Today we start our war, our peculiarly local, Maine-to-California war. The only thing it has in common with other wars is the propaganda element, but the shoe is on the other foot here, because this propaganda comes straight from the people, from their hearts. And you will be hearing it from cigar store to pool-room to barber shop to men's room. And Fridays you will hear it from the ladies, from now until October.
Since the last World Series there have been many "incidents" leading up to our war. For one simple thing, it has been ruled that the Yankees can't trade in their league. For another more complicated item, a certain Judge Landis, of the Kenesaw Mountain Landises (distant kin of the local, urban L.L.D. Landises) has TNECed the great monopoly mystery of chain store baseball and declared an army of free agents. For still one more, and this may prove most important of all, it has been decided that the pitchers may in delivering the ball take two steps with the other than their pivot foot--in other words one step back and then forward with the left foot for a right-handed hurler.

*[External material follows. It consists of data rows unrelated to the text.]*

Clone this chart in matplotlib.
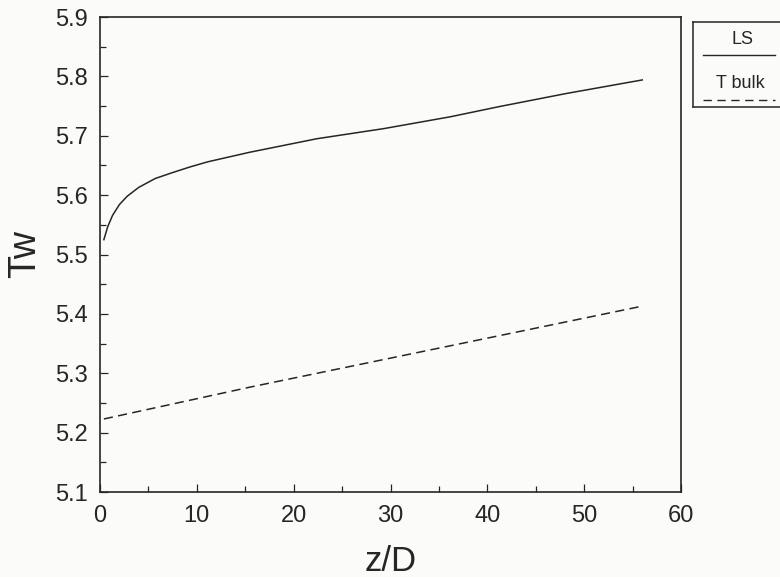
import matplotlib
matplotlib.use("Agg")
import matplotlib.pyplot as plt
from matplotlib.ticker import MultipleLocator

plt.rcParams['font.family'] = ['Liberation Sans', 'DejaVu Sans']

# ---- data ----
ls_z = [0.4, 0.8, 1.3, 2.0, 2.8, 4.0, 5.7, 7.5, 9.2, 11.1, 15.4, 22.4, 29.3, 36.2, 41.2, 48.1, 56.0]
ls_tw = [5.525, 5.547, 5.566, 5.584, 5.598, 5.613, 5.628, 5.638, 5.647, 5.656, 5.672,
         5.695, 5.712, 5.732, 5.749, 5.771, 5.794]
bulk_z = [0.4, 15.6, 56.0]
bulk_t = [5.223, 5.277, 5.413]

x_ticks = [0, 10, 20, 30, 40, 50, 60]
y_ticks = [5.1, 5.2, 5.3, 5.4, 5.5, 5.6, 5.7, 5.8, 5.9]
legend_labels = ["LS", "T bulk"]

W, H = 780, 577
fig = plt.figure(figsize=(W / 100, H / 100), dpi=100)
bg = '#fbfbf9'
fig.patch.set_facecolor(bg)

ink = '#262626'
ax = fig.add_axes([100 / W, 1 - 492 / H, 581 / W, 475 / H])
ax.set_facecolor(bg)
ax.plot(ls_z, ls_tw, color=ink, lw=1.1)
ax.plot(bulk_z, bulk_t, color=ink, lw=1.1, dashes=(6, 3.5))

ax.set_xlim(0, 60)
ax.set_ylim(5.1, 5.9)
ax.set_xticks(x_ticks)
ax.set_yticks(y_ticks)
ax.set_yticklabels([f"{v:.1f}" for v in y_ticks])
ax.xaxis.set_minor_locator(MultipleLocator(5))
ax.yaxis.set_minor_locator(MultipleLocator(0.05))
ax.tick_params(which='both', direction='in', top=False, right=False,
               labelsize=17, colors=ink, width=0.9)
ax.tick_params(which='major', length=6, pad=9)
ax.tick_params(which='minor', length=4)
for s in ax.spines.values():
    s.set_linewidth(1.2)
    s.set_color(ink)
ax.set_xlabel("z/D", fontsize=25, color=ink, labelpad=13)
ax.set_ylabel("Tw", fontsize=27, color=ink, labelpad=8)

# ---- legend box (partly cut by the right edge) ----
lg = fig.add_axes([693 / W, 1 - 107 / H, 130 / W, 85 / H])
lg.set_xlim(693, 823)
lg.set_ylim(107, 22)
lg.set_xticks([])
lg.set_yticks([])
lg.set_facecolor(bg)
for s in lg.spines.values():
    s.set_linewidth(1.1)
    s.set_color(ink)
lg.text(743, 39, legend_labels[0], ha='center', va='center', fontsize=13, color=ink)
lg.plot([703, 775], [55, 55], color=ink, lw=1.0)
lg.text(740, 83, legend_labels[1], ha='center', va='center', fontsize=13, color=ink)
lg.plot([703, 775], [100, 100], color=ink, lw=1.0, dashes=(6, 4))

fig.savefig("out.png", dpi=100, facecolor=fig.get_facecolor())
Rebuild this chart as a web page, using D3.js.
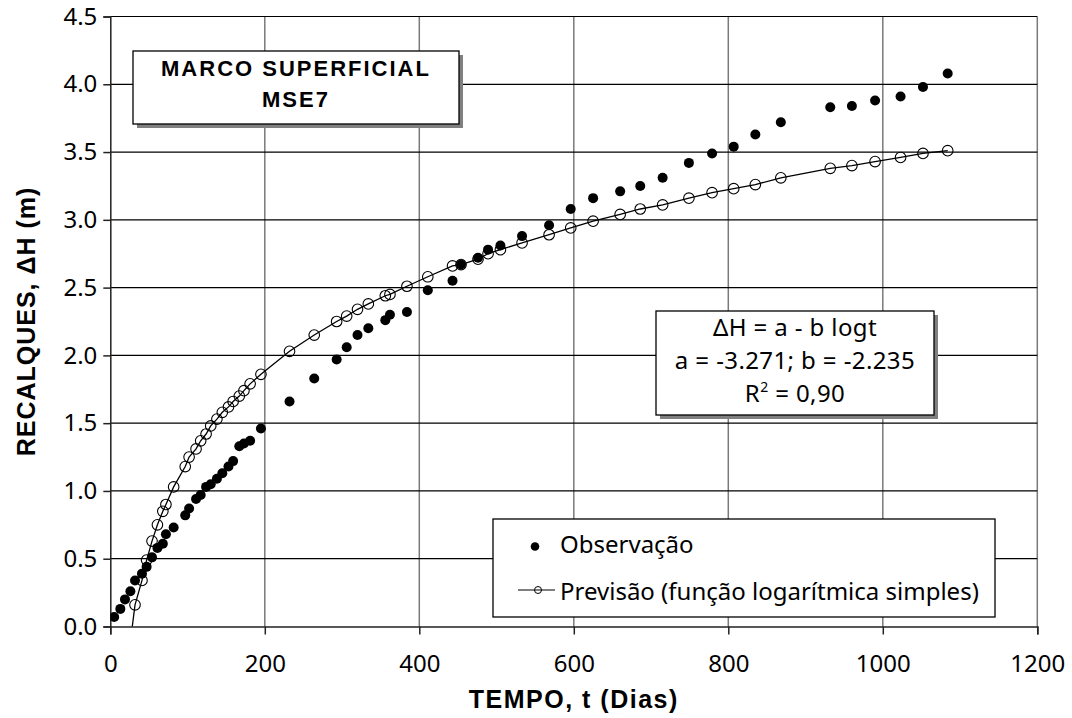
<!DOCTYPE html>
<html>
<head>
<meta charset="utf-8">
<script src="https://cdn.jsdelivr.net/npm/d3@7"></script>
<style>
  html, body { margin: 0; padding: 0; background: #fff; }
  svg { display: block; }
</style>
</head>
<body>
<svg id="chart" width="1072" height="718"></svg>
<script>
// Settlement monitoring of surface marker MSE7: observed settlements and
// the simple logarithmic prediction ΔH = a - b·log t.
const days = [5, 13, 19, 26, 32, 41, 47, 54, 61, 68, 72, 82, 97, 102, 111, 117, 124, 130, 138, 145,
  153, 159, 167, 173, 181, 195, 232, 264, 293, 306, 320, 334, 356, 362, 384, 411, 443, 454, 476, 489,
  505, 533, 568, 596, 625, 660, 686, 715, 749, 779, 807, 835, 868, 932, 960, 990, 1023, 1052, 1084];

const observed = [0.07, 0.13, 0.20, 0.26, 0.34, 0.39, 0.44, 0.51, 0.58, 0.61, 0.68, 0.73, 0.82, 0.87, 0.94,
  0.97, 1.03, 1.05, 1.09, 1.13, 1.18, 1.22, 1.33, 1.35, 1.37, 1.46, 1.66, 1.83, 1.97, 2.06,
  2.15, 2.20, 2.26, 2.30, 2.32, 2.48, 2.55, 2.67, 2.72, 2.78, 2.81, 2.88, 2.96, 3.08, 3.16,
  3.21, 3.25, 3.31, 3.42, 3.49, 3.54, 3.63, 3.72, 3.83, 3.84, 3.88, 3.91, 3.98, 4.08];

const predicted = [-1.71, -0.78, -0.41, -0.11, 0.16, 0.34, 0.49, 0.63, 0.75, 0.85, 0.90, 1.03, 1.18, 1.25, 1.31,
  1.37, 1.42, 1.48, 1.53, 1.58, 1.62, 1.66, 1.70, 1.74, 1.79, 1.86, 2.03, 2.15, 2.25, 2.29,
  2.34, 2.38, 2.44, 2.45, 2.51, 2.58, 2.66, 2.67, 2.71, 2.75, 2.78, 2.83, 2.89, 2.94, 2.99,
  3.04, 3.08, 3.11, 3.16, 3.20, 3.23, 3.26, 3.31, 3.38, 3.40, 3.43, 3.46, 3.49, 3.51];

const xTicks = [0, 200, 400, 600, 800, 1000, 1200];
const yTicks = [0, 0.5, 1.0, 1.5, 2.0, 2.5, 3.0, 3.5, 4.0, 4.5];

const xTitle = "TEMPO, t (Dias)";
const yTitle = "RECALQUES, ΔH (m)";
const markerTitle = ["MARCO SUPERFICIAL", "MSE7"];
const fitLines = ["ΔH = a - b logt", "a = -3.271; b = -2.235"];
const legendLabels = ["Observação", "Previsão (função logarítmica simples)"];

const svg = d3.select("#chart");
const plot = { left: 110.3, right: 1037.3, top: 16.5, bottom: 626.5 };

const x = d3.scaleLinear().domain([0, 1200]).range([plot.left, plot.right]);
const y = d3.scaleLinear().domain([0, 4.5]).range([plot.bottom, plot.top]);

const textFont = "'Noto Sans', 'DejaVu Sans', sans-serif";
const titleFont = "'Liberation Sans', Arial, sans-serif";
const textSize = 24;

svg.append("defs").append("clipPath").attr("id", "plot-clip")
  .append("rect")
  .attr("x", plot.left).attr("y", plot.top)
  .attr("width", plot.right - plot.left).attr("height", plot.bottom - plot.top);

// grid: vertical lines grey, horizontal lines black
const grid = svg.append("g");
grid.selectAll("line.v").data(xTicks.filter(d => d > 0)).join("line")
  .attr("x1", d => x(d)).attr("x2", d => x(d))
  .attr("y1", plot.top).attr("y2", plot.bottom)
  .attr("stroke", "#7a7a7a").attr("stroke-width", 1.5);
grid.selectAll("line.h").data(yTicks.filter(d => d > 0)).join("line")
  .attr("x1", plot.left).attr("x2", plot.right)
  .attr("y1", d => y(d)).attr("y2", d => y(d))
  .attr("stroke", "#000").attr("stroke-width", 1.2);

// axes
const xAxis = d3.axisBottom(x).tickValues(xTicks).tickSize(8).tickFormat(d3.format("d"));
const yAxis = d3.axisLeft(y).tickValues(yTicks).tickSize(7).tickFormat(d3.format(".1f"));

const gx = svg.append("g").attr("transform", `translate(0,${plot.bottom})`).call(xAxis);
gx.select(".domain").attr("stroke", "#222").attr("stroke-width", 1.5);
gx.selectAll(".tick line").attr("stroke", "#222").attr("stroke-width", 1.5);
gx.selectAll(".tick text").attr("font-family", textFont).attr("font-size", textSize)
  .attr("fill", "#000").attr("dy", "0").attr("y", 45);

const gy = svg.append("g").attr("transform", `translate(${plot.left},0)`).call(yAxis);
gy.select(".domain").attr("stroke", "#222").attr("stroke-width", 1.5);
gy.selectAll(".tick line").attr("stroke", "#222").attr("stroke-width", 1.5);
gy.selectAll(".tick text").attr("font-family", textFont).attr("font-size", textSize)
  .attr("fill", "#000").attr("x", -13);

// axis titles
svg.append("text")
  .attr("x", (plot.left + plot.right) / 2).attr("y", 708)
  .attr("text-anchor", "middle")
  .attr("font-family", titleFont).attr("font-weight", "bold").attr("font-size", 25)
  .attr("letter-spacing", 1.5)
  .text(xTitle);

svg.append("text")
  .attr("transform", `translate(35,${(plot.top + plot.bottom) / 2}) rotate(-90)`)
  .attr("text-anchor", "middle")
  .attr("font-family", titleFont).attr("font-weight", "bold").attr("font-size", 25)
  .attr("letter-spacing", 1)
  .text(yTitle);

// series
const series = svg.append("g").attr("clip-path", "url(#plot-clip)");
const rows = days.map((d, i) => ({ t: d, obs: observed[i], pred: predicted[i] }));

series.append("path")
  .datum(rows)
  .attr("fill", "none").attr("stroke", "#000").attr("stroke-width", 1.3)
  .attr("d", d3.line().x(d => x(d.t)).y(d => y(d.pred)));

series.selectAll("circle.pred").data(rows).join("circle")
  .attr("class", "pred")
  .attr("cx", d => x(d.t)).attr("cy", d => y(d.pred)).attr("r", 5.3)
  .attr("fill", "none").attr("stroke", "#000").attr("stroke-width", 1.1);

series.selectAll("circle.obs").data(rows).join("circle")
  .attr("class", "obs")
  .attr("cx", d => x(d.t)).attr("cy", d => y(d.obs)).attr("r", 5)
  .attr("fill", "#000");

// boxed annotations with drop shadow
function shadowBox(x0, y0, w, h) {
  const g = svg.append("g");
  g.append("rect").attr("x", x0 + 4).attr("y", y0 + 4).attr("width", w).attr("height", h)
    .attr("fill", "#808080");
  g.append("rect").attr("x", x0).attr("y", y0).attr("width", w).attr("height", h)
    .attr("fill", "#fff").attr("stroke", "#000").attr("stroke-width", 1.3);
  return g;
}

const titleBox = shadowBox(133, 51, 326, 73);
titleBox.selectAll("text").data(markerTitle).join("text")
  .attr("x", 296).attr("y", (d, i) => 76 + i * 31)
  .attr("text-anchor", "middle")
  .attr("font-family", titleFont).attr("font-weight", "bold").attr("font-size", 22)
  .attr("letter-spacing", 2)
  .text(d => d);

const fitBox = shadowBox(656, 311, 278, 104);
fitBox.selectAll("text.l").data(fitLines).join("text")
  .attr("x", 795).attr("y", (d, i) => 336 + i * 33)
  .attr("text-anchor", "middle")
  .attr("font-family", textFont).attr("font-size", textSize)
  .attr("letter-spacing", 0.4)
  .text(d => d);
const r2 = fitBox.append("text")
  .attr("x", 795).attr("y", 402)
  .attr("text-anchor", "middle")
  .attr("font-family", textFont).attr("font-size", textSize)
  .attr("letter-spacing", 0.4);
r2.append("tspan").text("R");
r2.append("tspan").attr("font-size", 14).attr("dy", -10).text("2");
r2.append("tspan").attr("dy", 10).text(" = 0,90");

// legend
const legend = svg.append("g");
legend.append("rect").attr("x", 493).attr("y", 519).attr("width", 502).attr("height", 98)
  .attr("fill", "#fff").attr("stroke", "#000").attr("stroke-width", 1.3);
legend.append("circle").attr("cx", 535).attr("cy", 546.5).attr("r", 4.3).attr("fill", "#000");
legend.append("line").attr("x1", 518).attr("x2", 555).attr("y1", 590).attr("y2", 590)
  .attr("stroke", "#000").attr("stroke-width", 1.2);
legend.append("circle").attr("cx", 538).attr("cy", 590).attr("r", 3.5)
  .attr("fill", "none").attr("stroke", "#000").attr("stroke-width", 1);
legend.selectAll("text").data(legendLabels).join("text")
  .attr("x", 560)
  .attr("y", (d, i) => 553 + i * 47)
  .attr("font-family", textFont).attr("font-size", textSize)
  .text(d => d);
</script>
</body>
</html>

Why is this important? Well, many years ago "Home Run" Baker amassed the astounding total of twelve circuit clouts in a season. They cheered him and his blows. That was then. Last season fans who got up at the crack of a homer only did so because they ran out of peanuts and wanted attention for more, and bush league hitters suffered painful gastronomic ailments from trying to keep up with a breakfast food company which offered, a case of wunchy-munchies for every round-tripper.
Let us put it another way. In mid-season last year two pitchers met in a minor league game down in Beaumont, Texas. Their names were P. Dean and L. T. Rowe. Both were knocked out of the box. Five short years ago in the major leagues the lesser half of the great team of Me-and-Paul had pitched a no-hitter, and the acclaimed American "Schoolboy" had wrung up his unbeaten string of seventeen straight. Rowe is this year trying to come back, but Paul is done. Dizzy has joined Paul, to all intents and purposes. Hubbell, true, shows signs of a comeback, but Grove can twirl only once a week, and where is Eldon Auker? And what has happened to the two consecutive no-hit gamer, one J. Vander Meer of Cincinnati?
Limitations on the pitcher the hitter's ball, and what naturally followed--overwork--has doomed these great flingers. Committee after committee has honestly been after some system to de-rabbit the pellet and stop turning the game into cricket, but nothing has happened constructively. Perhaps this new pitching rule will help. We can only hope so. Because this is one war we want to keep.